## Stated goal
Without the pictures, can you quote each line below exactly?
★ ★ ★ ★ ★ ★ ★
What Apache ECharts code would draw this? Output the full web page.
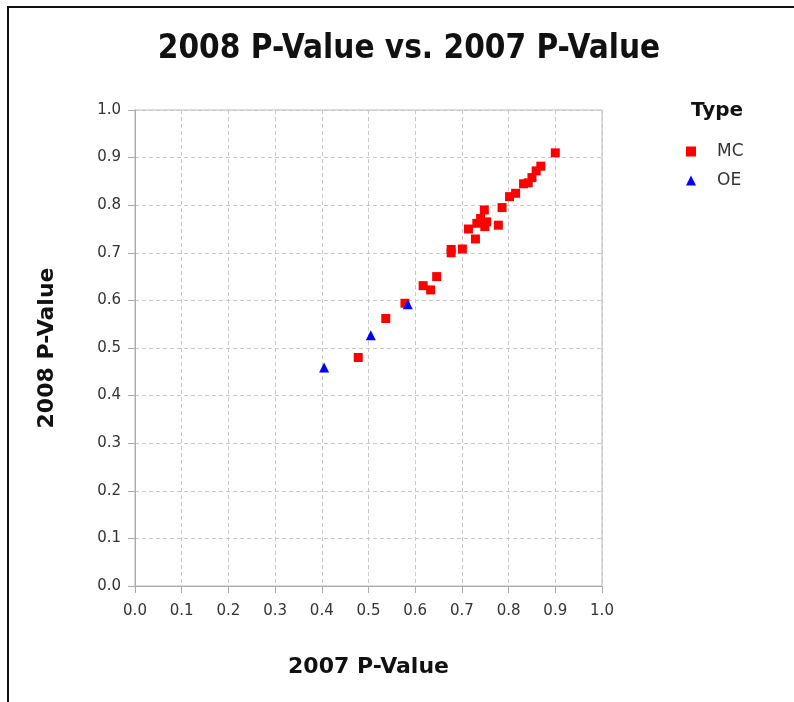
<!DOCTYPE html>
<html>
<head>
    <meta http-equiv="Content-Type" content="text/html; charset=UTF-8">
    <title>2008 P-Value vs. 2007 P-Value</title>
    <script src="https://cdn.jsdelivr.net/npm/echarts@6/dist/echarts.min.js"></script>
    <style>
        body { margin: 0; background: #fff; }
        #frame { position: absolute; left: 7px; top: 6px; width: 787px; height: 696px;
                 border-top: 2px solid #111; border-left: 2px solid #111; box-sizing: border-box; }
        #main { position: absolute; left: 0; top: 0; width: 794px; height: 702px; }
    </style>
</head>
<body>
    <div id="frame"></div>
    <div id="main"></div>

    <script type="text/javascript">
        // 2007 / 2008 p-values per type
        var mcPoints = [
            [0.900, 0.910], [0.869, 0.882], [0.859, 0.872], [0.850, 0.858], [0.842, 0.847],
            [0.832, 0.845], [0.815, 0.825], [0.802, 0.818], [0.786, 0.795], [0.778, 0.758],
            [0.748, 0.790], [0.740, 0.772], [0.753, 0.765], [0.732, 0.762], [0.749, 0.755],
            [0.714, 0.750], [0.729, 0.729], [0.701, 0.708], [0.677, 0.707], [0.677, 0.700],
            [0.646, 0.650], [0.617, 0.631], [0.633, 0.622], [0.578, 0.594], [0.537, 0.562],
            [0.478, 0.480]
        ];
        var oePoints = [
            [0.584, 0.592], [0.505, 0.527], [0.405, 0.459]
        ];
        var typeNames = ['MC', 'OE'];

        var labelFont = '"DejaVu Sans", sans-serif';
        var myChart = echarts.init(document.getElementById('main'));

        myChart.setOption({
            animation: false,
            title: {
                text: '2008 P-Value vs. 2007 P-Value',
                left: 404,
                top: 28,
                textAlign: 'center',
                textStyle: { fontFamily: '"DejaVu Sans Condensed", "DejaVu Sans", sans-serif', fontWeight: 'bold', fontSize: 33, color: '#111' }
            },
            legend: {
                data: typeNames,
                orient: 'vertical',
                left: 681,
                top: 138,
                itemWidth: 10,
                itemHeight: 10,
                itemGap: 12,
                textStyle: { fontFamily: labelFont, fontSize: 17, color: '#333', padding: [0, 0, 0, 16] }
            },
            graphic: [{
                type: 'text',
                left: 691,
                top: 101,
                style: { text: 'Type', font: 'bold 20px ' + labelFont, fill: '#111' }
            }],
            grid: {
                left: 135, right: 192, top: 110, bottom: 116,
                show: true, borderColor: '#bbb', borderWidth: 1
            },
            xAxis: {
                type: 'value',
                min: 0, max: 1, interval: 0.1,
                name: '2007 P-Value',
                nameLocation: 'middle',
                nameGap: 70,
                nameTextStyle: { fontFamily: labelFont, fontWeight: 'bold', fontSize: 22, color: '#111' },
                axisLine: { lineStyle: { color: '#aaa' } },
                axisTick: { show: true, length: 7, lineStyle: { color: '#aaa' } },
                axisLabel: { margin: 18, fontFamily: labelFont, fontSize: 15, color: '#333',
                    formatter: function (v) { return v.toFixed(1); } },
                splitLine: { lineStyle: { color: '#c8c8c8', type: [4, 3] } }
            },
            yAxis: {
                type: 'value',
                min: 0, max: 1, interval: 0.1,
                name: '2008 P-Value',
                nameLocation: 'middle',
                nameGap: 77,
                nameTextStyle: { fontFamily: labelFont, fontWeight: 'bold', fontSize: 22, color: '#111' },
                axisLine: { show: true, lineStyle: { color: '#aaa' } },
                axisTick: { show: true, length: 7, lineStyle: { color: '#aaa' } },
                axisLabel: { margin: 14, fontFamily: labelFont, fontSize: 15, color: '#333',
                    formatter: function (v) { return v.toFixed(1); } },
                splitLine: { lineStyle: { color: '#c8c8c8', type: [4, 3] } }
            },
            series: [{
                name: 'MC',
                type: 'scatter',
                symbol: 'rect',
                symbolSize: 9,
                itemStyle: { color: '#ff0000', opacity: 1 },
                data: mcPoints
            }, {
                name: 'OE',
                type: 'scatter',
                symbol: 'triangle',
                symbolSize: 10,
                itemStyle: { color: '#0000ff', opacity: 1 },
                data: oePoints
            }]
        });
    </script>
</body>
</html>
★ ★ ★ ★ ★ ★ ★
## Answer below
What Apache ECharts code would draw this? Output the full web page.
<!DOCTYPE html>
<html>
<head>
    <meta http-equiv="Content-Type" content="text/html; charset=UTF-8">
    <title>2008 P-Value vs. 2007 P-Value</title>
    <script src="https://cdn.jsdelivr.net/npm/echarts@6/dist/echarts.min.js"></script>
    <style>
        body { margin: 0; background: #fff; }
        #frame { position: absolute; left: 7px; top: 6px; width: 787px; height: 696px;
                 border-top: 2px solid #111; border-left: 2px solid #111; box-sizing: border-box; }
        #main { position: absolute; left: 0; top: 0; width: 794px; height: 702px; }
    </style>
</head>
<body>
    <div id="frame"></div>
    <div id="main"></div>

    <script type="text/javascript">
        // 2007 / 2008 p-values per type
        var mcPoints = [
            [0.900, 0.910], [0.869, 0.882], [0.859, 0.872], [0.850, 0.858], [0.842, 0.847],
            [0.832, 0.845], [0.815, 0.825], [0.802, 0.818], [0.786, 0.795], [0.778, 0.758],
            [0.748, 0.790], [0.740, 0.772], [0.753, 0.765], [0.732, 0.762], [0.749, 0.755],
            [0.714, 0.750], [0.729, 0.729], [0.701, 0.708], [0.677, 0.707], [0.677, 0.700],
            [0.646, 0.650], [0.617, 0.631], [0.633, 0.622], [0.578, 0.594], [0.537, 0.562],
            [0.478, 0.480]
        ];
        var oePoints = [
            [0.584, 0.592], [0.505, 0.527], [0.405, 0.459]
        ];
        var typeNames = ['MC', 'OE'];

        var labelFont = '"DejaVu Sans", sans-serif';
        var myChart = echarts.init(document.getElementById('main'));

        myChart.setOption({
            animation: false,
            title: {
                text: '2008 P-Value vs. 2007 P-Value',
                left: 404,
                top: 28,
                textAlign: 'center',
                textStyle: { fontFamily: '"DejaVu Sans Condensed", "DejaVu Sans", sans-serif', fontWeight: 'bold', fontSize: 33, color: '#111' }
            },
            legend: {
                data: typeNames,
                orient: 'vertical',
                left: 681,
                top: 138,
                itemWidth: 10,
                itemHeight: 10,
                itemGap: 12,
                textStyle: { fontFamily: labelFont, fontSize: 17, color: '#333', padding: [0, 0, 0, 16] }
            },
            graphic: [{
                type: 'text',
                left: 691,
                top: 101,
                style: { text: 'Type', font: 'bold 20px ' + labelFont, fill: '#111' }
            }],
            grid: {
                left: 135, right: 192, top: 110, bottom: 116,
                show: true, borderColor: '#bbb', borderWidth: 1
            },
            xAxis: {
                type: 'value',
                min: 0, max: 1, interval: 0.1,
                name: '2007 P-Value',
                nameLocation: 'middle',
                nameGap: 70,
                nameTextStyle: { fontFamily: labelFont, fontWeight: 'bold', fontSize: 22, color: '#111' },
                axisLine: { lineStyle: { color: '#aaa' } },
                axisTick: { show: true, length: 7, lineStyle: { color: '#aaa' } },
                axisLabel: { margin: 18, fontFamily: labelFont, fontSize: 15, color: '#333',
                    formatter: function (v) { return v.toFixed(1); } },
                splitLine: { lineStyle: { color: '#c8c8c8', type: [4, 3] } }
            },
            yAxis: {
                type: 'value',
                min: 0, max: 1, interval: 0.1,
                name: '2008 P-Value',
                nameLocation: 'middle',
                nameGap: 77,
                nameTextStyle: { fontFamily: labelFont, fontWeight: 'bold', fontSize: 22, color: '#111' },
                axisLine: { show: true, lineStyle: { color: '#aaa' } },
                axisTick: { show: true, length: 7, lineStyle: { color: '#aaa' } },
                axisLabel: { margin: 14, fontFamily: labelFont, fontSize: 15, color: '#333',
                    formatter: function (v) { return v.toFixed(1); } },
                splitLine: { lineStyle: { color: '#c8c8c8', type: [4, 3] } }
            },
            series: [{
                name: 'MC',
                type: 'scatter',
                symbol: 'rect',
                symbolSize: 9,
                itemStyle: { color: '#ff0000', opacity: 1 },
                data: mcPoints
            }, {
                name: 'OE',
                type: 'scatter',
                symbol: 'triangle',
                symbolSize: 10,
                itemStyle: { color: '#0000ff', opacity: 1 },
                data: oePoints
            }]
        });
    </script>
</body>
</html>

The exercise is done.